Light Is Right

May 12, 2011 | Blog

Spring is bringing warmer weather all across the northern hemisphere, with predictable results:  Meals are turning lighter and fresher, and so are the wines that work best with them.

To be sure, spring and summer can still include hearty meals involving items like grilled steaks, and they can taste very good with hearty wines like Cabernet or Zinfandel almost regardless of the ambient temperature.  Still, the fact remains that lighter food become more prominent as temperatures rise, and lighter wines with greater refreshment value rise in tandem for most consumers.

Most wine lovers are well aware of this, but those who don’t watch industry trends might not be aware of a general uptick in global appreciation of lighter, more delicate wines in recent years.  Here are a few telling indicators:

Exhibit One, The Pinot Grigio Boom:  Pinot Grigio was no big deal a decade ago, but now it has surpassed Chardonnay as the leading imported varietal wine in the United States.  Now, if you’ve had a chance to taste a fair number of Pinot Grigios, you’ll know that they don’t have a lot of flavor or character or body or alcohol or oak.  In fact, the whole point of Pinot Grigio is not what it is but what it isn’t:  It isn’t heavy, it isn’t oaky, and it isn’t Chardonnay.  It sells like crazy, and does so almost solely on the strength of being light and refreshing.

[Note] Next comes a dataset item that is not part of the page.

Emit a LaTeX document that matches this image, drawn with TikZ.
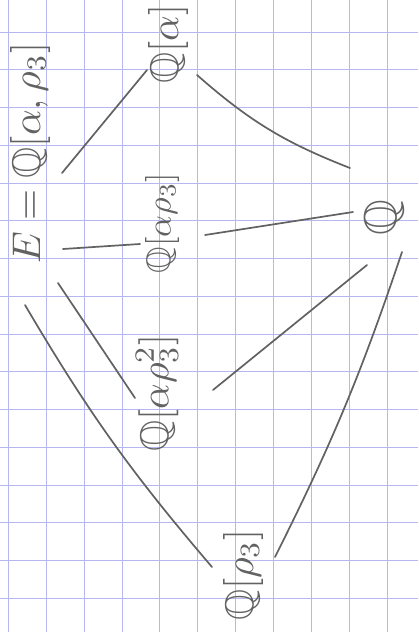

Exhibit Two, The Pinot Noir Boom:  Yes, it is probably true that “Sideways” had a role in the ongoing Pinot Craze, but the movie is only sufficient to explain why some consumers took a first taste of Pinot–not why they seem to keep coming back to it despite its lightness relative to Cabernet or Shiraz.  Pinot continues to ride high on a wave of popularity and, as with Pinot Grigio, it seems clear that it is succeeding because of–not despite–its lightness.

Exhibit Three, Un-wooded Chardonnay:  Can you think of another case in which a wine (or any product, for that matter) is marketed on the basis of something that has not been done to it?  Explicitly un-wooded Chardonnays debuted about six or seven years ago in Australia, which had formerly been the worst offender among Chardonnay producing countries in making whoppingly oaky, gooey Chards.

This lends credence to the notion that un-wooded Chardonnays are part of a wider backlash, and the backlash has now spread to many other countries such as New Zealand, Chile, South Africa and the USA.  Moreover, many of those Chardonnays that are still fermented or aged in barrels now see much lower percentages of new wood, or are exposed to less aggressively toasted casks, or stay in them for a shorter period of time. 

The Upshot:  There’s still plenty of demand for Whopping Zins and Killer Cabs, but today’s consumers are far more respectful of lighter, more delicate wines than their counterparts tended to be a decade ago.  There’s no “Party Line” here on Wine Review Online, but many of our writers have been extolling the virtues of this style for years, both because of its intrinsic merit and also because wines in this style prove so versatile at the table.

So, if you are about to make a seasonal shift to lighter wines, you might ask yourself:  Should this be a merely seasonal shift, or a more enduring one?